On December 10, 1999, Superior Court Judge Robert F. McWeeny threw out the city of Bridgeport`s suit, writing: "(T)he court finds as a matter of law that the plaintiffs lack standing to litigate these claims; thus, the court is without jurisdiction to hear this case."

On December 13, 1999 Florida Circuit Judge Amy Dean dismissed Miami-Dade County`s lawsuit against the industry with a similar decision, stating that: "Public nuisance does not apply to the design, manufacture, and distribution of a lawful product."

Recently, three state supreme courts ruled against frivolous lawsuits:

On April 3, 2001, the Louisiana Supreme Court voted 5-2 to dismiss the City of New Orleans suit, the first of its kind to be filed, upholding the state law which forbids municipalities in Louisiana from bringing these types of suits. (In October, the U.S. Supreme Court allowed the Louisiana court`s decision to stand, by refusing to review the case on appeal.)

On August 6, 2001, the California Supreme Court issued a 5-1 ruling that gun manufacturers cannot be held responsible when their products are used to commit crimes.
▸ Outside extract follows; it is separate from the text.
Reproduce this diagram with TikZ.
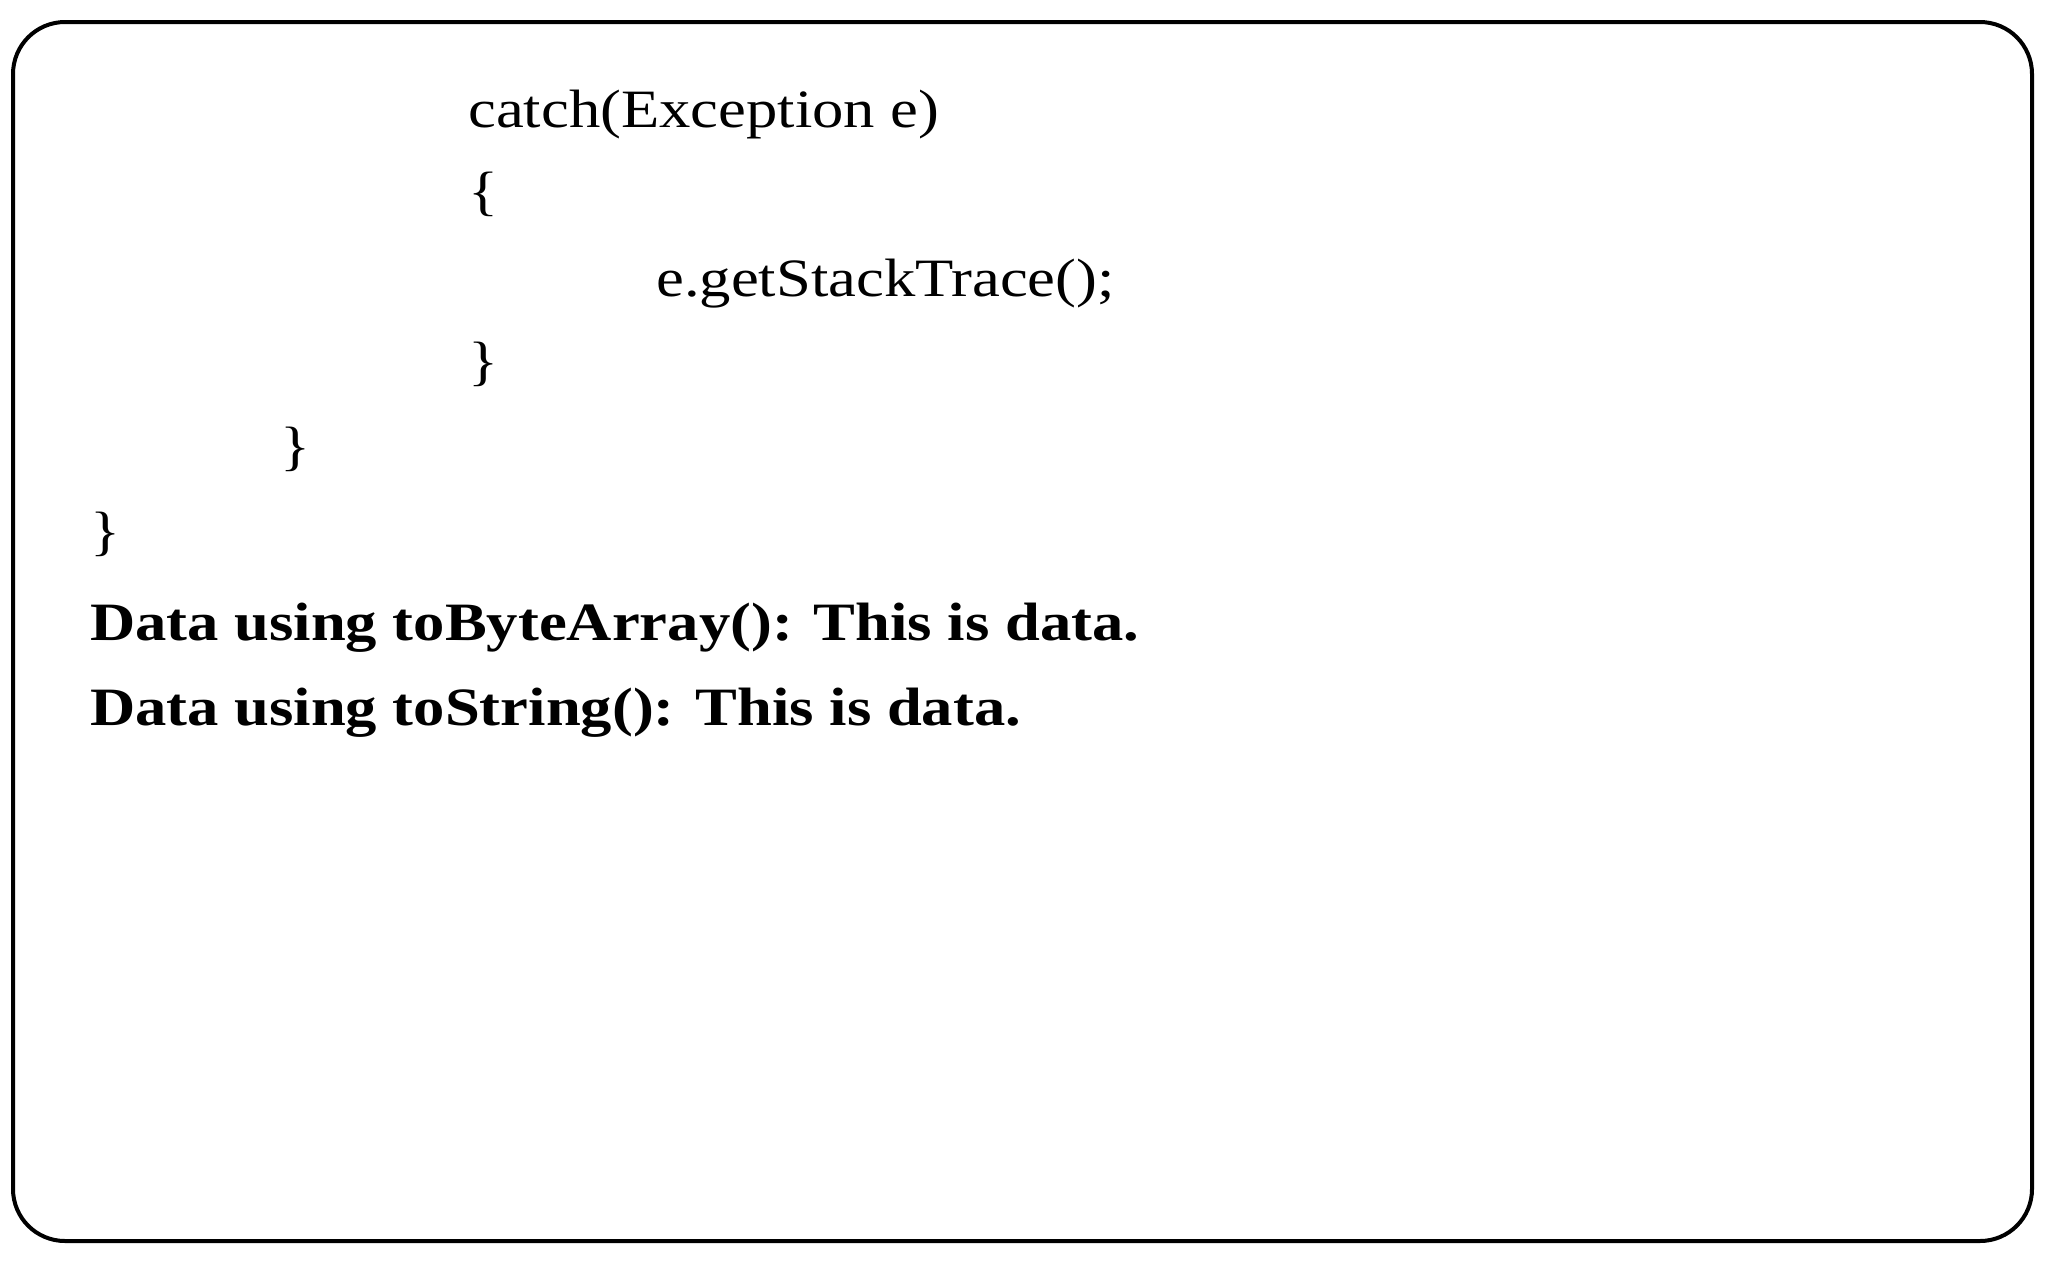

The Court decision referred to a 1983 California law prohibiting this type of lawsuit.

On October 1, 2001, the Connecticut Supreme Court upheld a ruling that dismissed Bridgeport`s suit in 1999 because the city lacked "...any statutory authorization to initiate...claims" of liability against the firearms industry. After the rejection of the New Orleans suit, Bridgeport`s Mayor Joseph Ganim told the Associated Press an appeal of his city`s suit to the U.S. Supreme Court was, "probably not a likely route for us" and "It`s not likely we`re in a very strong position."